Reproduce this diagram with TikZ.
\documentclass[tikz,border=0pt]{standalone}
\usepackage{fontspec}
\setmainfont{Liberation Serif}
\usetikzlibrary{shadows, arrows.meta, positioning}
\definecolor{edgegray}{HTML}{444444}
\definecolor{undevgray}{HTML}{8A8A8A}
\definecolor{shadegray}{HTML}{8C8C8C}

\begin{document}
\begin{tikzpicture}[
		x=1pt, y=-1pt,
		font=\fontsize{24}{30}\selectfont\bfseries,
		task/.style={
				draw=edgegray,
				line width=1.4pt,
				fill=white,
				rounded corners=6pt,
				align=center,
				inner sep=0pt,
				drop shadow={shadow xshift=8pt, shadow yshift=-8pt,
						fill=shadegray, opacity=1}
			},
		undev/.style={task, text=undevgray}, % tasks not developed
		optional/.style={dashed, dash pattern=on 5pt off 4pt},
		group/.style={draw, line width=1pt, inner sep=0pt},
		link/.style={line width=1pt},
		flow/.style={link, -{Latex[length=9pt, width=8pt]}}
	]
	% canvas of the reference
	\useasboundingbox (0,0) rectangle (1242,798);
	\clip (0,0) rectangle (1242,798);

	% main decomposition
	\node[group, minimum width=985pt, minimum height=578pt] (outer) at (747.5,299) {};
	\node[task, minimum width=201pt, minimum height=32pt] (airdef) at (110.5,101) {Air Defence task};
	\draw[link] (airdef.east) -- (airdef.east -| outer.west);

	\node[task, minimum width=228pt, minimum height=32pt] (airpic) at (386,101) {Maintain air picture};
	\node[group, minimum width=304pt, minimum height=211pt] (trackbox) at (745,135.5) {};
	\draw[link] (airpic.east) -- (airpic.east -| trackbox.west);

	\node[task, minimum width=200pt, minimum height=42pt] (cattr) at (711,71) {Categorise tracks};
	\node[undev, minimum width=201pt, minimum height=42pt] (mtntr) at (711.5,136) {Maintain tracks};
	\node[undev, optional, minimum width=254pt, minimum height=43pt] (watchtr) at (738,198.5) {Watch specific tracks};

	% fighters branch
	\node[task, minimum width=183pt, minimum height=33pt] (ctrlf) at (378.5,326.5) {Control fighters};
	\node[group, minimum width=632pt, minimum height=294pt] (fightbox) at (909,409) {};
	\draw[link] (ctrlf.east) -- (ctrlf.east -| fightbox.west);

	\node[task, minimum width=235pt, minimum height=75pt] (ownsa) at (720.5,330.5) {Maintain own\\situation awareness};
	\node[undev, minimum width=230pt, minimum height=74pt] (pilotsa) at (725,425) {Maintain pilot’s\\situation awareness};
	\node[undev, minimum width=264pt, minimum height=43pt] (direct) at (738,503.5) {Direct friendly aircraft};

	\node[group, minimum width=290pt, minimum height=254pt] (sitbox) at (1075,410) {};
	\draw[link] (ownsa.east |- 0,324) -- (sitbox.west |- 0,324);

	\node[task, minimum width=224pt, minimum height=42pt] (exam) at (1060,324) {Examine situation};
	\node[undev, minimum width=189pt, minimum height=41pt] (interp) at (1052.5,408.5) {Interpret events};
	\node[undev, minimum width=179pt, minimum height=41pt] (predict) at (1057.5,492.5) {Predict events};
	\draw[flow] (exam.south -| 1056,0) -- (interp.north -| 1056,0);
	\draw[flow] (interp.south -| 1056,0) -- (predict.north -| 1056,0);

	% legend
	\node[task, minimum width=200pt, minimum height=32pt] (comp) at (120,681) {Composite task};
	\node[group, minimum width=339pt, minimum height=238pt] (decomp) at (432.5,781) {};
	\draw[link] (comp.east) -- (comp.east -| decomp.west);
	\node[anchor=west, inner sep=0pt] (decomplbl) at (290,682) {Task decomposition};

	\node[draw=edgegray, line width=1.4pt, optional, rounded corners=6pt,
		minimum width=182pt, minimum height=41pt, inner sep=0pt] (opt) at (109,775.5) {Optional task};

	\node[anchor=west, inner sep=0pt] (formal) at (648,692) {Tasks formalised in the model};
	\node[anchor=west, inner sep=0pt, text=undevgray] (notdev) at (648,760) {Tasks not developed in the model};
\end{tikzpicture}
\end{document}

====

● Problem details:
Can you reproduce all the material exactly?

● The output:
Reproduce this diagram with TikZ.
\documentclass[tikz,border=0pt]{standalone}
\usepackage{fontspec}
\setmainfont{Liberation Serif}
\usetikzlibrary{shadows, arrows.meta, positioning}
\definecolor{edgegray}{HTML}{444444}
\definecolor{undevgray}{HTML}{8A8A8A}
\definecolor{shadegray}{HTML}{8C8C8C}

\begin{document}
\begin{tikzpicture}[
		x=1pt, y=-1pt,
		font=\fontsize{24}{30}\selectfont\bfseries,
		task/.style={
				draw=edgegray,
				line width=1.4pt,
				fill=white,
				rounded corners=6pt,
				align=center,
				inner sep=0pt,
				drop shadow={shadow xshift=8pt, shadow yshift=-8pt,
						fill=shadegray, opacity=1}
			},
		undev/.style={task, text=undevgray}, % tasks not developed
		optional/.style={dashed, dash pattern=on 5pt off 4pt},
		group/.style={draw, line width=1pt, inner sep=0pt},
		link/.style={line width=1pt},
		flow/.style={link, -{Latex[length=9pt, width=8pt]}}
	]
	% canvas of the reference
	\useasboundingbox (0,0) rectangle (1242,798);
	\clip (0,0) rectangle (1242,798);

	% main decomposition
	\node[group, minimum width=985pt, minimum height=578pt] (outer) at (747.5,299) {};
	\node[task, minimum width=201pt, minimum height=32pt] (airdef) at (110.5,101) {Air Defence task};
	\draw[link] (airdef.east) -- (airdef.east -| outer.west);

	\node[task, minimum width=228pt, minimum height=32pt] (airpic) at (386,101) {Maintain air picture};
	\node[group, minimum width=304pt, minimum height=211pt] (trackbox) at (745,135.5) {};
	\draw[link] (airpic.east) -- (airpic.east -| trackbox.west);

	\node[task, minimum width=200pt, minimum height=42pt] (cattr) at (711,71) {Categorise tracks};
	\node[undev, minimum width=201pt, minimum height=42pt] (mtntr) at (711.5,136) {Maintain tracks};
	\node[undev, optional, minimum width=254pt, minimum height=43pt] (watchtr) at (738,198.5) {Watch specific tracks};

	% fighters branch
	\node[task, minimum width=183pt, minimum height=33pt] (ctrlf) at (378.5,326.5) {Control fighters};
	\node[group, minimum width=632pt, minimum height=294pt] (fightbox) at (909,409) {};
	\draw[link] (ctrlf.east) -- (ctrlf.east -| fightbox.west);

	\node[task, minimum width=235pt, minimum height=75pt] (ownsa) at (720.5,330.5) {Maintain own\\situation awareness};
	\node[undev, minimum width=230pt, minimum height=74pt] (pilotsa) at (725,425) {Maintain pilot’s\\situation awareness};
	\node[undev, minimum width=264pt, minimum height=43pt] (direct) at (738,503.5) {Direct friendly aircraft};

	\node[group, minimum width=290pt, minimum height=254pt] (sitbox) at (1075,410) {};
	\draw[link] (ownsa.east |- 0,324) -- (sitbox.west |- 0,324);

	\node[task, minimum width=224pt, minimum height=42pt] (exam) at (1060,324) {Examine situation};
	\node[undev, minimum width=189pt, minimum height=41pt] (interp) at (1052.5,408.5) {Interpret events};
	\node[undev, minimum width=179pt, minimum height=41pt] (predict) at (1057.5,492.5) {Predict events};
	\draw[flow] (exam.south -| 1056,0) -- (interp.north -| 1056,0);
	\draw[flow] (interp.south -| 1056,0) -- (predict.north -| 1056,0);

	% legend
	\node[task, minimum width=200pt, minimum height=32pt] (comp) at (120,681) {Composite task};
	\node[group, minimum width=339pt, minimum height=238pt] (decomp) at (432.5,781) {};
	\draw[link] (comp.east) -- (comp.east -| decomp.west);
	\node[anchor=west, inner sep=0pt] (decomplbl) at (290,682) {Task decomposition};

	\node[draw=edgegray, line width=1.4pt, optional, rounded corners=6pt,
		minimum width=182pt, minimum height=41pt, inner sep=0pt] (opt) at (109,775.5) {Optional task};

	\node[anchor=west, inner sep=0pt] (formal) at (648,692) {Tasks formalised in the model};
	\node[anchor=west, inner sep=0pt, text=undevgray] (notdev) at (648,760) {Tasks not developed in the model};
\end{tikzpicture}
\end{document}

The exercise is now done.